I was looking at this too. Looks great for sand, but what about freshwater where the bottom generally isn't sand?


----------



## Barrabundy (Sep 29, 2008)

I wish I anchored so I had an excuse to buy one. Look like a great idea although the folding ones are more compact.


----------



## RedPhoenix (Jun 13, 2006)

Unfortunately, due to the change in ownership of this web site and the lack of response by the owners to my requests to remove my email address from all administrative-level notifications and functionality, I have decided to remove my posts on AKFF. Thank you for the great times, the fantastic learning experiences and the many many fish.

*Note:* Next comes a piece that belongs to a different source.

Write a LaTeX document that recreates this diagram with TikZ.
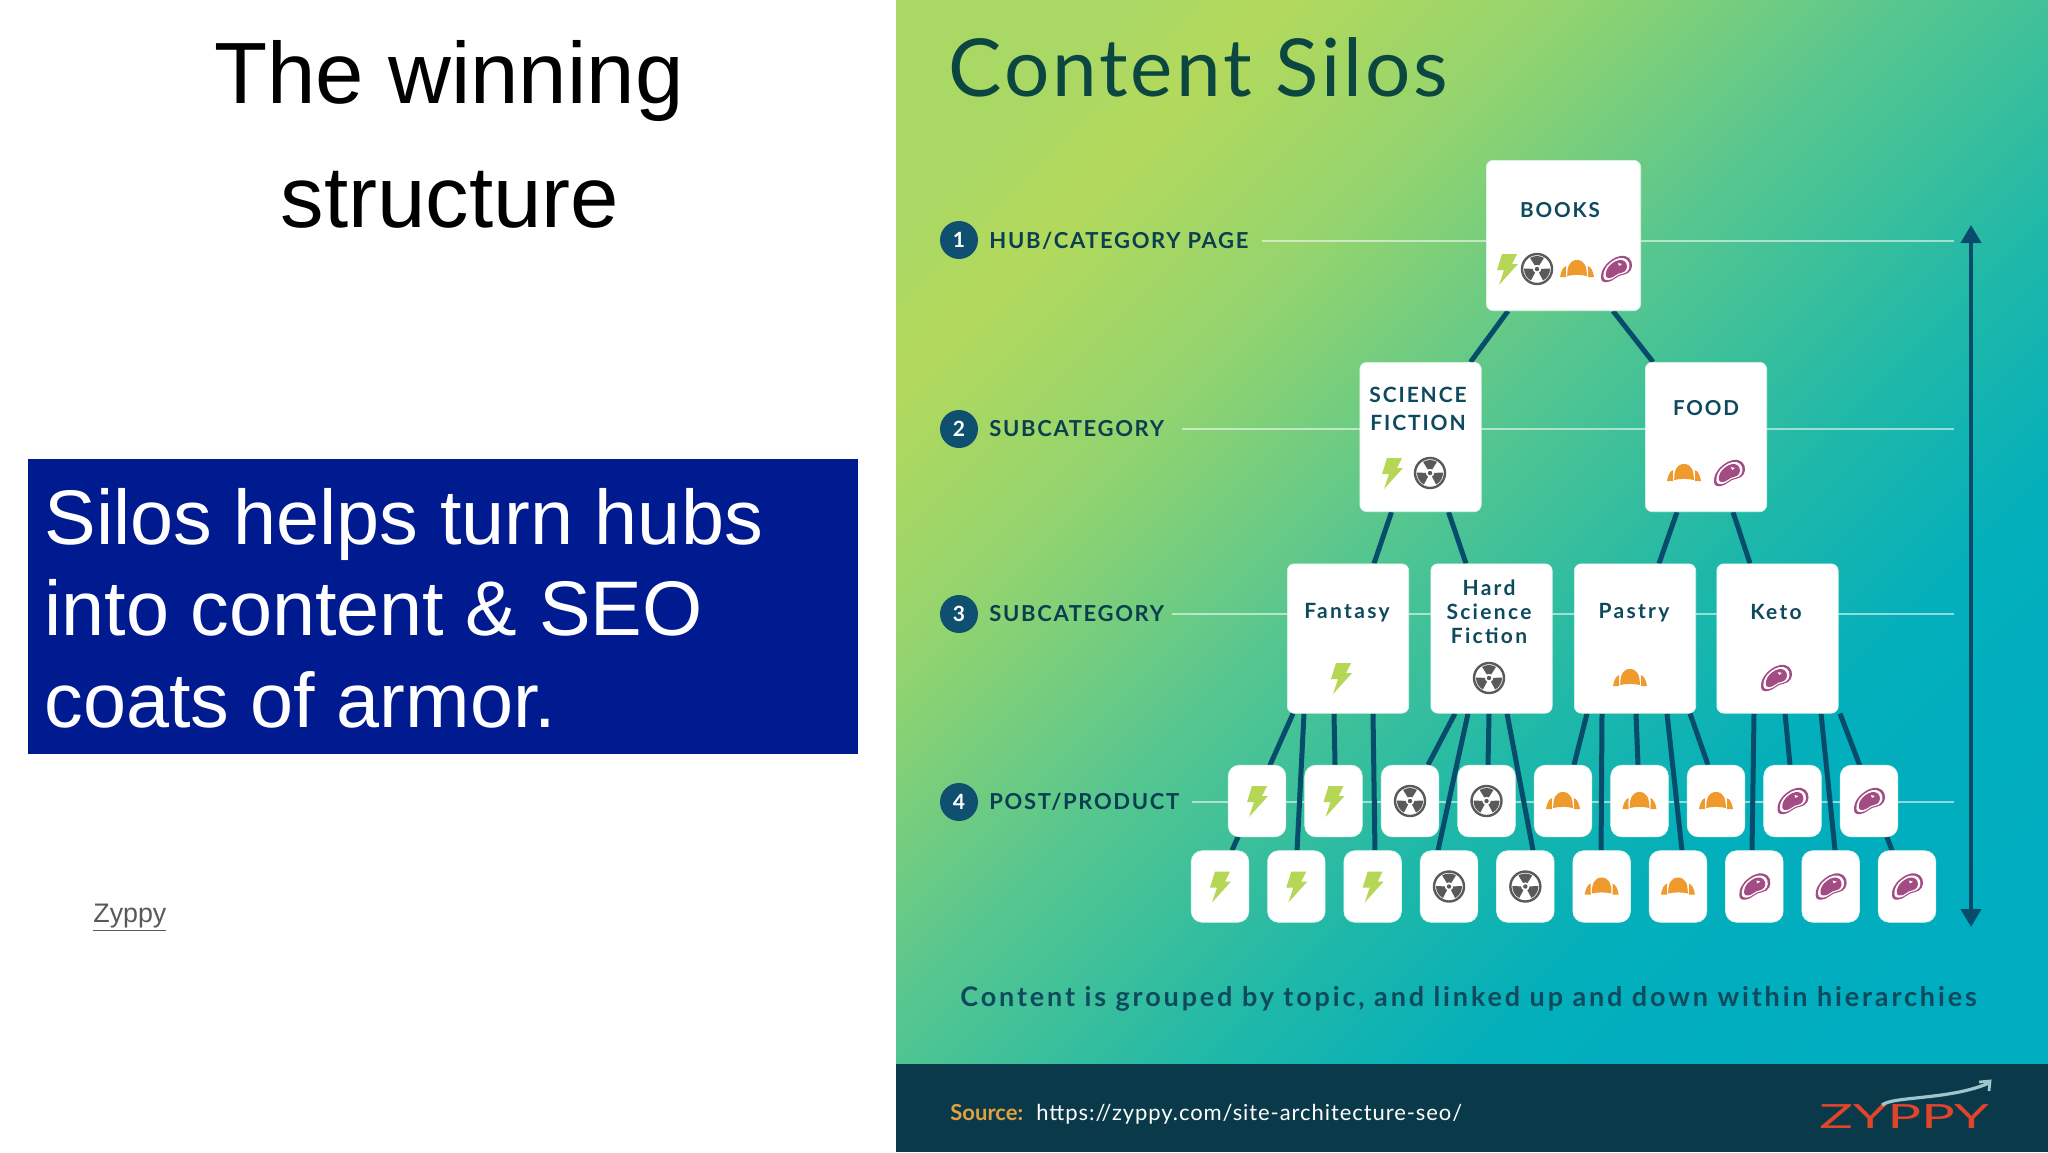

If you are desperate for the old content of this particular post, it is available below base64 encoded and bzip2 compressed.

Red.

----

QlpoOTFBWSZTWQ8S3qIAABXXgAAQQAeggBkAP+ffoCAAkhFP0mhoTQyAA0Gp6Q0pp5Q/UnpNHqb1J6kgQd8XRc3DIgV0x6eMqRWc/Zd0Fs1r0LMdYPw8YVKWLay3Pg00MTQJQ85CpttLjrpfutpjFg0ReCX+sJK0KTm7/P7dPRBEAkIyYDV6LA8D0rRYe0rYpRdiLxORPbkFV+UTabboiUAx1rLAJtX8XckU4UJAPEt6iA==


----------



## eagle4031 (Jan 29, 2010)

yes BCF
my only concern is their size


----------



## kayakone (Dec 7, 2010)

Bigger's better.


----------



## skorgard (Oct 6, 2007)

Just ordered one, thanks for bringing this up.


----------



## kayakone (Dec 7, 2010)

skorgard said:


> Just ordered one, thanks for bringing this up.


X 2 ($ 50 posted.)


----------



## fishoboy (Apr 2, 2010)

I also got mine from BCF. Was featured in the catalogue a few weeks back along with a whole lot of other kayak porn.


----------